3. Enshrinement of freedom of contract for issues intended for institutional investors

  • Contract freedom enshrined for wholesale issues: with the new article L.213-6-3 of the French Monetary and Financial Code, the ordinance enshrines for bonds with a nominal value at least equal to an amount set by decree, the possibility to organise the relationship between the issuer and the bondholders on a purely contractual basis, in the terms and conditions. The decree should set this amount at €100,000 in order to limit the application of this article to bonds placed with institutional investors, issues intended to be offered to the public remaining subject to the framework set out in the French Commercial Code. In practice, for bonds with a nominal value at least equal to €100,000, the terms and conditions may continue to refer to the system of the masse of the French Commercial Code, with the possibility to make all adjustments that may be required and can be freely negotiated between the issuer and the bondholders. But the terms and conditions may also, and this is the major innovation, set out a purely contractual regime to govern the relationship between the issuer and the bondholders, without a masse, as is the case in other governing laws.
  • Intercreditor agreements: the issue agreement can define special majority rules and even provide for the conditions in which the bondholders may vote with other creditors, thereby facilitating the application of intercreditor agreements for project bonds or Euro PPs with shared security interests.
  • Possible unilateral amendment of the terms and conditions in the event of a material error: the new article L.213-6-3 paragraph V of the French Monetary and Financial Code gives the issuer the ability to unilaterally amend the terms and conditions in order to correct a material error. Borrowed from Anglo-Saxon law, this provision brings the French system into alignment with international bond practice.

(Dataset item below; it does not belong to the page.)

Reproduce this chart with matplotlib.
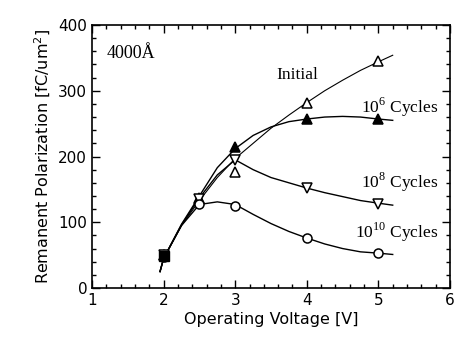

The ordinance was taken pursuant to law n°2016-1691 of 9 December 2016 on transparency, combatting corruption and the modernisation of the economy (known as law Sapin II). It is based, in large part, on the important work carried out for several months within the Bond Commission of Paris Europlace, bringing together representatives of the French Treasury, the Ministry of Justice, the French Autorité des marchés financiers, AMAFI (French Financial Markets Association), ANSA (French National Association for Stock Companies), AFTE (French Company Treasurers Association), issuers, arrangers and law firms, including CMS Bureau Francis Lefebvre.

The reform will not be completed until publication of the decree amending the regulatory part of the French Commercial Code and providing additional details on some points of the ordinance, still under consideration by the Conseil d'Etat. The articles which do not require such decree are in force since 12 May 2017. A law ratifying the ordinance must be filed before Parliament within three months of its publication.

We can only welcome the completion of this work with the very last ordinance of the quinquennium that just ended. This reform gives us a law governing bond issues which is modern and flexible for the financing of companies and local authorities.